B&W,  Bruxelles,  Buildings,  Cities,  Daily photo,  Urban Landscape,  Winter

Late Afternoon Workers

filmstrip

At Place de la Monnaie, in Bruxelles, late-afternoon workers look their life go by, while the rest of the world, enjoy the fun.

This photo felt less like a building and more like a roll of exposed film.

Fifteen windows, side by side. Fifteen little theatres. The framing is perfect—not by accident, but by architecture. A row of lives unfolding under fluorescent light. You can almost hear the hum.

Some rooms are empty. Some are dim. In a few, people remain—cleaning up, wrapping gifts, turning off screens. There are Christmas trees, forgotten chairs, coats slung over partitions. And above all, stillness.

Each window holds its own shot. Unrelated, disconnected. A visual non-sequitur. But placed side by side, they become something else: a narrative without dialogue, stitched together by time and structure. A panorama of parallel lives in pause.

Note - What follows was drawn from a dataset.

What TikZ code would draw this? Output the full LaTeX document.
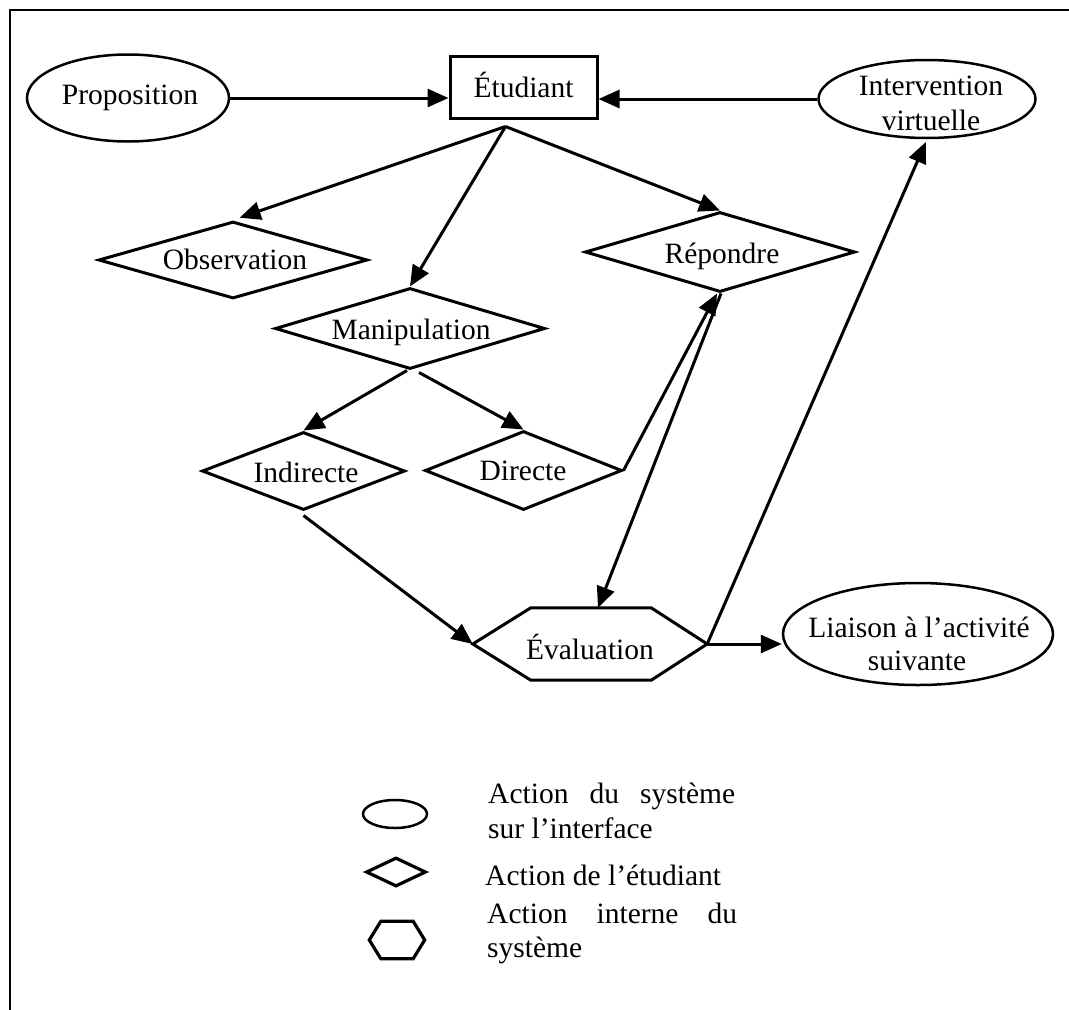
\documentclass[tikz,border=0pt]{standalone}
\usepackage{fontspec}
\setmainfont{Liberation Serif}
\usetikzlibrary{shapes.geometric,arrows.meta}
\begin{document}
\begin{tikzpicture}[x=1pt,y=-1pt,
  shp/.style={draw=black, line width=3pt, inner sep=0pt, line join=miter},
  ell/.style={shp, ellipse, line width=2.5pt},
  dia/.style={shp, diamond},
  box/.style={shp, rectangle},
  hexa/.style={inner sep=0pt, draw=none, rectangle},
  hexline/.style={line width=3pt, line join=miter},
  txt/.style={inner sep=0pt, font=\fontsize{29.5}{35}\selectfont},
  arr/.style={line width=3pt, -{Triangle[length=21pt,width=18pt]}},
  framel/.style={line width=2.8pt}
]
\useasboundingbox (0,0) rectangle (1069,1010);
% frame (top and left edges)
\coordinate (fa) at (1069,10);
\coordinate (fb) at (10,10);
\coordinate (fc) at (10,1010);
\draw[framel] (fa) -- (fb) -- (fc);

% shapes
\node[ell, minimum width=202pt, minimum height=87pt] (prop) at (128,98) {};
\node[box, minimum width=147pt, minimum height=62pt] (etu) at (523.5,87) {};
\node[ell, minimum width=217pt, minimum height=78pt] (intv) at (927,99) {};
\node[dia, minimum width=269pt, minimum height=77pt] (obs) at (233,260) {};
\node[dia, minimum width=270pt, minimum height=81pt] (man) at (410,328.5) {};
\node[dia, minimum width=270pt, minimum height=80pt] (rep) at (720,252) {};
\node[dia, minimum width=203pt, minimum height=78pt] (ind) at (303.5,471) {};
\node[dia, minimum width=197pt, minimum height=79pt] (dir) at (523.5,470.5) {};
\node[hexa, minimum width=234pt, minimum height=72pt] (eva) at (590,644) {};
\draw[hexline] (eva.west) -- ([xshift=58pt]eva.north west) -- ([xshift=-56pt]eva.north east)
  -- (eva.east) -- ([xshift=-56pt]eva.south east) -- ([xshift=58pt]eva.south west) -- cycle;
\node[ell, minimum width=270pt, minimum height=102pt] (lia) at (918,634) {};

% texts
\node[txt, anchor=base] (tprop) at (130,104) {Proposition};
\node[txt, anchor=base] (tetu) at (523.5,97) {Étudiant};
\node[txt, anchor=base] (tintv1) at (931,95) {Intervention};
\node[txt, anchor=base] (tintv2) at (931,130) {virtuelle};
\node[txt, anchor=base] (tobs) at (235,269) {Observation};
\node[txt, anchor=base] (tman) at (411,339) {Manipulation};
\node[txt, anchor=base] (trep) at (722,263) {Répondre};
\node[txt, anchor=base] (tind) at (306,482) {Indirecte};
\node[txt, anchor=base] (tdir) at (523,480) {Directe};
\node[txt, anchor=base] (teva) at (590,659) {Évaluation};
\node[txt, anchor=base] (tlia1) at (919,637) {Liaison à l’activité};
\node[txt, anchor=base] (tlia2) at (917,670) {suivante};

% connectors
\coordinate (etuout) at ([xshift=-18pt,yshift=-7pt]etu.south);
\draw[arr] (prop.east) -- (prop.east -| etu.west);
\draw[arr] (intv.west) -- (intv.west -| etu.east);
\draw[arr, shorten >=7pt] (etuout) -- (obs.north);
\draw[arr] (etuout) -- (man.north);
\draw[arr] (etuout) -- (rep.north);
\draw[arr] ([xshift=-3pt]man.south) -- (ind.north);
\draw[arr] ([xshift=9pt,yshift=-2pt]man.south) -- (dir.north);
\draw[arr] (dir.east) -- ([xshift=-3pt]rep.south);
\draw[arr] ([xshift=1pt]rep.south) -- ([xshift=8pt]eva.north);
\draw[arr] ([yshift=-4pt]ind.south) -- (eva.west);
\draw[arr, shorten >=3pt] (eva.east) -- (intv.south);
\draw[arr] (eva.east) -- (eva.east -| lia.west);

% legend
\node[ell, line width=2.5pt, minimum width=64pt, minimum height=28pt] (lgell) at (395,814) {};
\node[dia, line width=3.2pt, minimum width=60pt, minimum height=29pt] (lgdia) at (396,872) {};
\node[hexa, minimum width=55pt, minimum height=37pt] (lghex) at (397,940) {};
\draw[hexline, line width=3.2pt] (lghex.west) -- ([xshift=11.5pt]lghex.north west) -- ([xshift=-11.5pt]lghex.north east)
  -- (lghex.east) -- ([xshift=-11.5pt]lghex.south east) -- ([xshift=11.5pt]lghex.south west) -- cycle;
\node[txt, anchor=base west] (lt1a) at (488,803) {\makebox[247pt][s]{Action du système}};
\node[txt, anchor=base west] (lt1b) at (488,838) {sur l’interface};
\node[txt, anchor=base west] (lt2) at (485,885) {Action de l’étudiant};
\node[txt, anchor=base west] (lt3a) at (487,923) {\makebox[250pt][s]{Action interne du}};
\node[txt, anchor=base west] (lt3b) at (487,957) {système};
\end{tikzpicture}
\end{document}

There’s something cinematic in the way it all aligns. It reminded me of watching an old contact sheet—the kind where every frame is a different scene, unrelated in content but unified by light and moment. This isn’t a single photograph. It’s a sequence. And the story isn’t told by the action, but by its absence.

That’s the power of the city at night. You don’t need access. You don’t need to knock. You just look. And suddenly, you’re part of the quiet symphony of office after hours—routine, repetition, and the rituals we perform behind glass, believing no one sees.

A thousand stories. None connected. And yet, somehow, all in the same place.